There are plenty of images of the Sun taken by the Hubble Space Telescope and by several missions which had precisely the Sun as a primary target, covering the spectrum from infrared emissions to high energy X-rays and visual lightwaves as well.
No, Huibble was not designed to do that. SOHO can image the Sun ar wavelengths our eyes can not see, but has no conventional camera. I asked the boffins at a military R&D facility how we could see the true colour of the Sun from space, and they said by using a Neutral Density filter, as it reduces all wavelenght equally.
Lots of images of the Sun through ND filters taken from Earth, but I can find none from space. Images of the Sun taken from the ISS or Apollo missions when in Earth orbit do not use filters, and they took no solar filters on the Apollo missions and do not have them as standard equipment on the ISS. Don Pettit had to take his own filter to image the Venus transit of the Sun, but from the Cupola, the line of sight to the Sun was through Earths atmophere, and not looking away from Earth, which they can not do from the Cupola. There are no portholes facing away from Earth on the ISS, or none that are in use anyway.
I came by Space Engine while looking for video of the Cupola location when seen from outside of the ISS. Here is a screenshot from the SE video, and one from the ESA simulation.
http://www3.telus.net/myworld/SE_cupola.png
http://www3.telus.net/myworld/cupola.png
You can see that the view is very restricted, and is limited to a line of sight which must pass through Earths atmosphere. Yes, the atmosphere is thinner up there, but the column of atmosphere the LOS passes through is much deeper than the LOS we see through when looking away from Earth, as illustrated in this graphic.

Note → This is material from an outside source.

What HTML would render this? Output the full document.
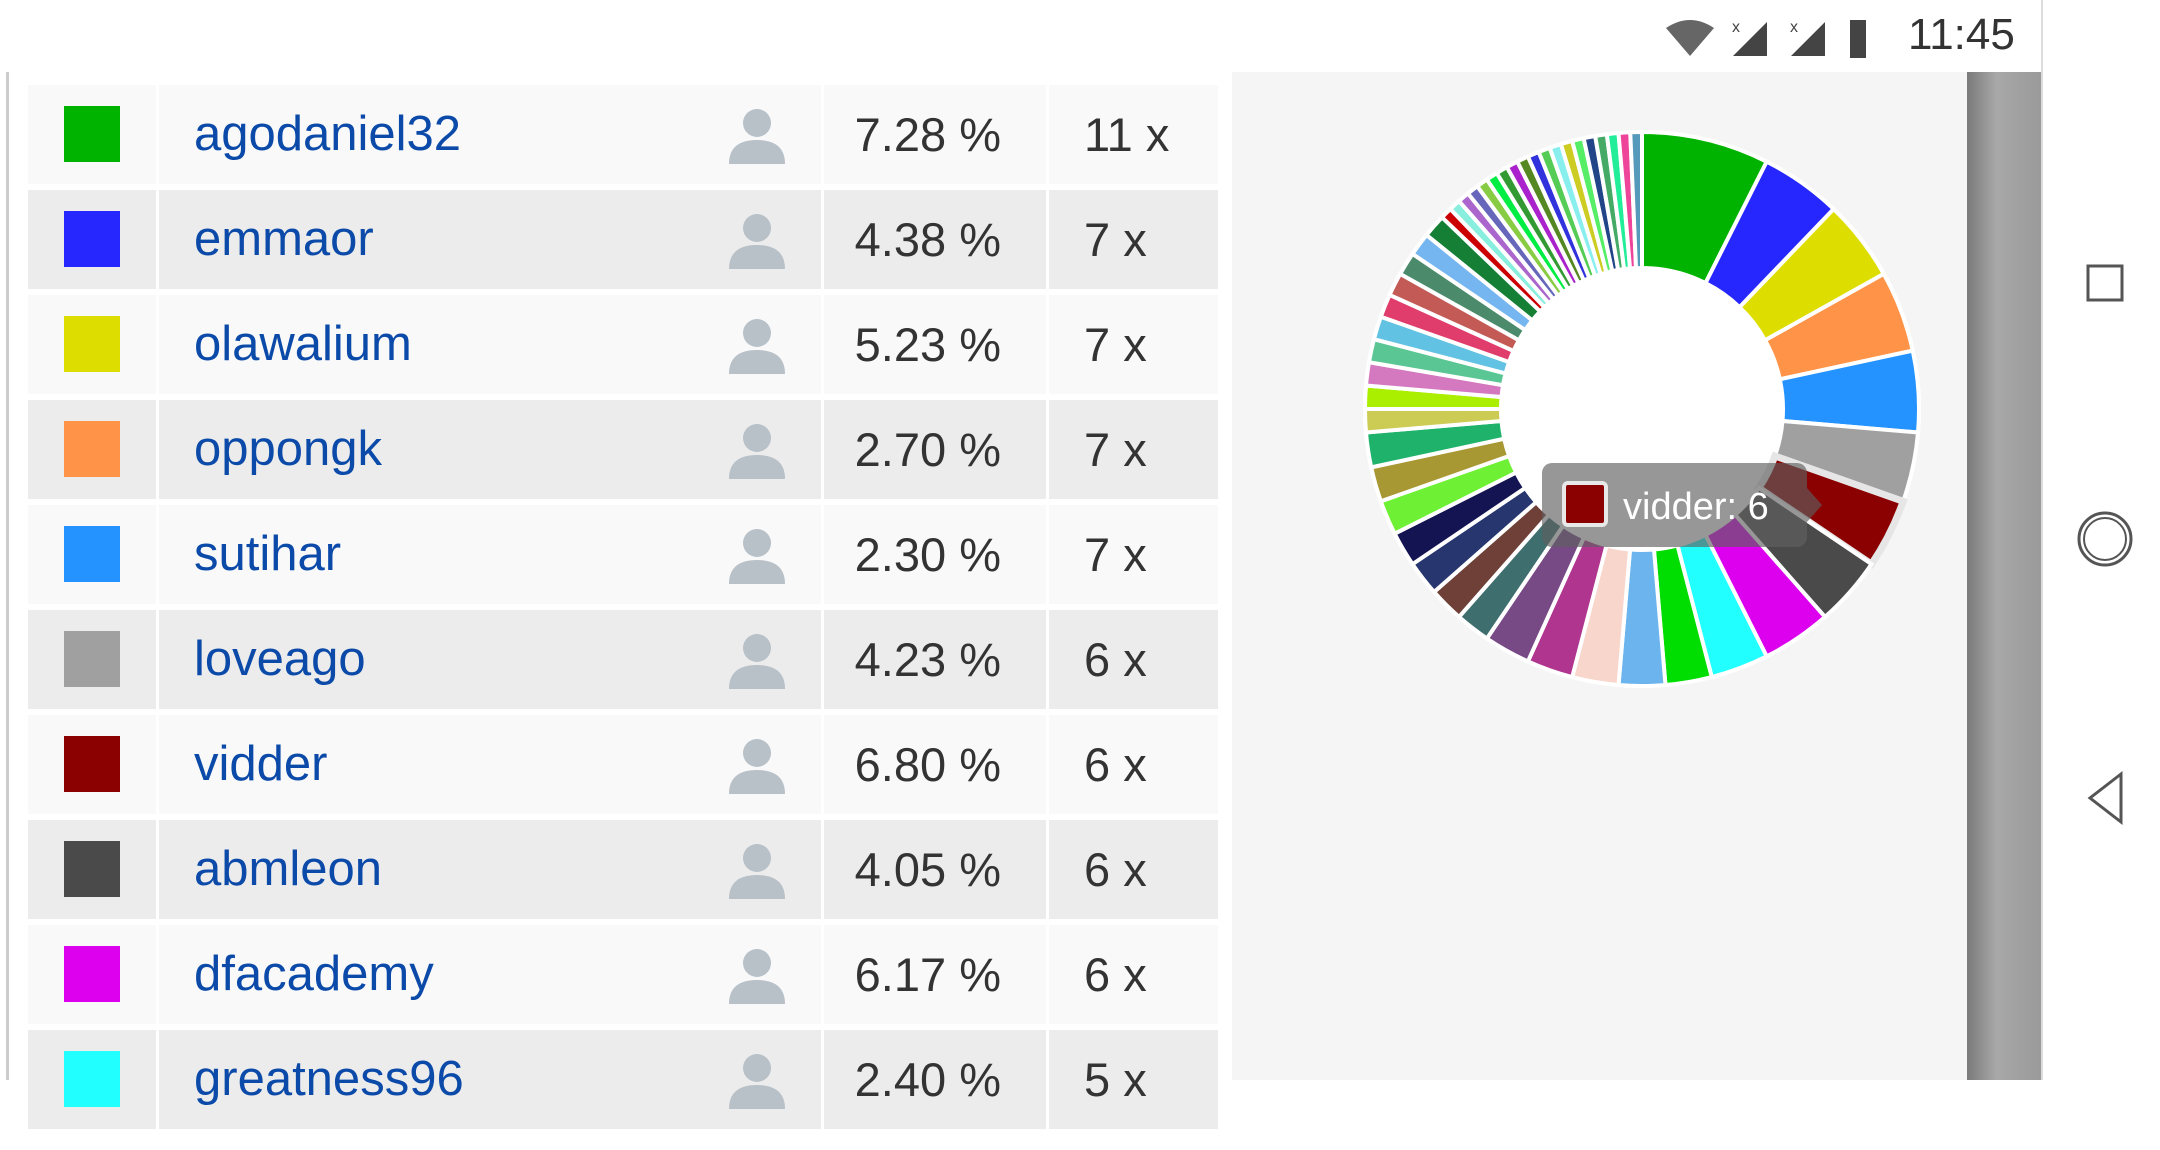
<!DOCTYPE html>
<html><head><meta charset="utf-8">
<style>
html,body{margin:0;padding:0;width:2160px;height:1080px;overflow:hidden;background:#fff;font-family:"Liberation Sans",sans-serif}
.abs{position:absolute}
.row{position:absolute;left:28px;width:1190px;height:99px}
.cell{position:absolute;top:0;height:99px}
.name{color:#0b4aa8;font-size:49px;line-height:99px}
.num{color:#333;font-size:47px;line-height:99px}
</style></head>
<body>
<div class="abs" style="left:0;top:0;width:2041px;height:72px;background:#fff">
  <svg class="abs" style="left:1660px;top:14px" width="220" height="48">
    <path d="M6 14 Q30 -2 54 14 L30 42 Z" fill="#666"/><path d="M73 42 L107 8 L107 42 Z" fill="#444"/><path d="M131 42 L165 8 L165 42 Z" fill="#444"/>
    <text x="72" y="18" font-size="16" fill="#444">x</text><text x="130" y="18" font-size="16" fill="#444">x</text>
    <rect x="190" y="6" width="16" height="38" fill="#444"/>
  </svg>
  <div class="abs" style="left:1908px;top:10px;font-size:44px;color:#333">11:45</div>
</div>
<div class="abs" style="left:6px;top:72px;width:3px;height:1008px;background:#ccc"></div>
<div class="abs" style="left:1232px;top:72px;width:735px;height:1008px;background:#f5f5f5"></div>
<div class="abs" style="left:1967px;top:72px;width:74px;height:1008px;background:linear-gradient(90deg,#7a7a7a,#a8a8a8 40%,#9a9a9a)"></div>
<div class="abs" style="left:2041px;top:0;width:119px;height:1080px;background:#fff;border-left:2px solid #ddd">
  <svg width="119" height="1080">
    <rect x="45" y="266" width="34" height="34" fill="none" stroke="#555" stroke-width="3"/>
    <circle cx="62" cy="539" r="26" fill="none" stroke="#555" stroke-width="3"/>
    <circle cx="62" cy="539" r="21" fill="none" stroke="#555" stroke-width="2"/>
    <path d="M78 774 L47 798 L78 822 Z" fill="none" stroke="#555" stroke-width="3"/>
  </svg>
</div>
<div id="table"></div>
<svg id="chart" class="abs" style="left:1232px;top:72px" width="735" height="1008"></svg>
<script>
const names=["agodaniel32","emmaor","olawalium","oppongk","sutihar","loveago","vidder","abmleon","dfacademy","greatness96"];
const pcts=["7.28 %","4.38 %","5.23 %","2.70 %","2.30 %","4.23 %","6.80 %","4.05 %","6.17 %","2.40 %"];
const counts=[11,7,7,7,7,6,6,6,6,5];
const colors=["#00b300","#2626ff","#dddd00","#ff9448","#2492ff","#a0a0a0","#8b0000","#4a4a4a","#dd00ee","#22ffff","#00dd00","#6cb4ee","#f9d6cb","#b0358f","#774a86","#3e6e6e","#6e4038","#27366e","#141452","#6ef034","#a89834","#1fb26b","#cccc55","#aaee00","#d478c0","#5ac693","#62c2e4","#e03c6c","#c35a55","#4b8b6b","#76b6f0","#157f36","#cc0000","#88eedd","#aa66cc","#6666bb","#88cc44","#00ee44","#339933","#aa22cc","#558822","#3333dd","#55cc55","#88eeee","#cccc22","#55ee66","#224488","#44aa66","#22ee99","#ee4499","#5599bb"];
const sliceValues=[11,7,7,7,7,6,6,6,6,5,4,4,4,4,4,3,3,3,3,3,3,3,2,2,2,2,2,2,2,2,2,2,1,1,1,1,1,1,1,1,1,1,1,1,1,1,1,1,1,1,1];
const sliceLabels=names.concat(sliceValues.slice(10).map((v,i)=>"user"+(i+11)));
const hoverIndex=6;

const T=document.getElementById('table');
for(let i=0;i<names.length;i++){
  const top=85+i*105, bg=i%2?'#ececec':'#f9f9f9';
  const r=document.createElement('div');
  r.className='row';r.style.top=top+'px';
  
  
  r.innerHTML=
   `<div class="cell" style="left:0;width:128px;background:${bg}"><div style="position:absolute;left:36px;top:21px;width:56px;height:56px;background:${colors[i]}"></div></div>`+
   `<div class="cell" style="left:131px;width:662px;background:${bg}"></div>`+
   `<div class="cell name" style="left:166px">${names[i]}</div>`+
   `<svg class="cell" style="left:699px;top:21px" width="60" height="58"><circle cx="30" cy="17" r="14" fill="#b8c0c8"/><path d="M2 58 Q2 34 30 34 Q58 34 58 58 Z" fill="#b8c0c8"/></svg>`+
   `<div class="cell num" style="left:796px;width:222px;background:${bg}"><span style="position:absolute;width:300px;text-align:right;right:45px">${pcts[i]}</span></div>`+
   `<div class="cell num" style="left:1021px;width:169px;background:${bg}"><span style="position:absolute;left:35px">${counts[i]} x</span></div>`;
  T.appendChild(r);
}

const S=document.getElementById('chart'),NS='http://www.w3.org/2000/svg';
const cx=410,cy=337,R=277,r0=141;
const total=sliceValues.reduce((a,b)=>a+b,0);
const angle=v=>v/total*Math.PI*2;
const pt=(a,rad)=>[cx+rad*Math.sin(a),cy-rad*Math.cos(a)];
let ring=document.createElementNS(NS,'circle');
ring.setAttribute('cx',cx);ring.setAttribute('cy',cy);ring.setAttribute('r',R+2);ring.setAttribute('fill','#fff');
S.appendChild(ring);
let acc=0;
sliceValues.forEach((v,i)=>{
  const a0=angle(acc),a1=angle(acc+v);acc+=v;
  const large=(a1-a0)>Math.PI?1:0;
  const p0=pt(a0,R),p1=pt(a1,R),q1=pt(a1,r0),q0=pt(a0,r0);
  const p=document.createElementNS(NS,'path');
  p.setAttribute('d',`M${p0} A${R},${R} 0 ${large} 1 ${p1} L${q1} A${r0},${r0} 0 ${large} 0 ${q0} Z`);
  p.setAttribute('fill',colors[i]);
  p.setAttribute('stroke',i===hoverIndex?'#e6e6e6':'#fff');
  p.setAttribute('stroke-width',i===hoverIndex?7:4);
  
  
  S.appendChild(p);
});
const tip=document.createElementNS(NS,'g');


tip.innerHTML=`<rect x="310" y="391" width="265" height="84" rx="10" fill="rgba(95,95,95,0.65)"/><path d="M575 416 L590 433 L575 450 Z" fill="rgba(95,95,95,0.65)"/>
<rect x="332" y="411" width="42" height="42" rx="4" fill="#8b0000" stroke="#e8e8e8" stroke-width="4"/>
<text x="391" y="447" font-size="38" fill="#fff" font-family="Liberation Sans, sans-serif">${sliceLabels[hoverIndex]}: ${sliceValues[hoverIndex]}</text>`;
S.appendChild(tip);
</script>
</body></html>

http://www3.telus.net/myworld/los4.jpg
Techically, the atmosphere goes out much further, so even if a line of sight out to 90 degrees from the perpendicular (Earth facing) window, they would still be looking through a very deep column of atmosphere. It is a forward scatter process of UV/EUV light from the Sun that creates a beam of visible light that we see from Earth, so the atmosphere is acting as a kind of optical transformer.
They did take images of the Sun from the lunar surface, and the Moon supposedly has no atmosphere, but the LADEE mission showed that there is an atmosphere of nanometer sized dust grains, and it is known that these dust grains when subject to UV/EUV light will produce a white, full spectrum light, which is what illuminated the astronauts quite brightly when the centre of the beam was passing over their location. The low level light, Earthshine as we call it, is actually due to the UV/EUV from the top of Earths atmosphere interacting with that fine dust lunar atmosphere. There are no photos of the Sun itself from lunar orbit though.
The Sun from the lunar surface is much larger than it should be with the lens they were using, and that is put down to camera optics, but I think this is actually how the Sun appeared to their eyes. So if the Sun is visible in space, as NASA claims, why were no photos of it taken during 3 days each way in Cislunar space with nothing much else to do?
Sorry to ramble on, and I am in no way knocking SE, but rather believe it could be used to demonstrate the inconsistencies in NASAs photos and explanations. Of course space travel would be very boring if the only time you could see anything was when you were close enough to a planet with an atmosphere sufficient to create the light that illuminates the planet, or to be able to look through its atmosphere to see the stars, as they do from the ISS. In the original Star Trek series, the bridge had no windows, everything was displayed on large screens, and those images would be from instruments which can see what our eyes could not, and that is likely exactly how it would have to be. As Herschel said, the light in space is not suitable to human vision.
Thanks for listening to my theory, and congratulations on producing such a wonderful piece of software.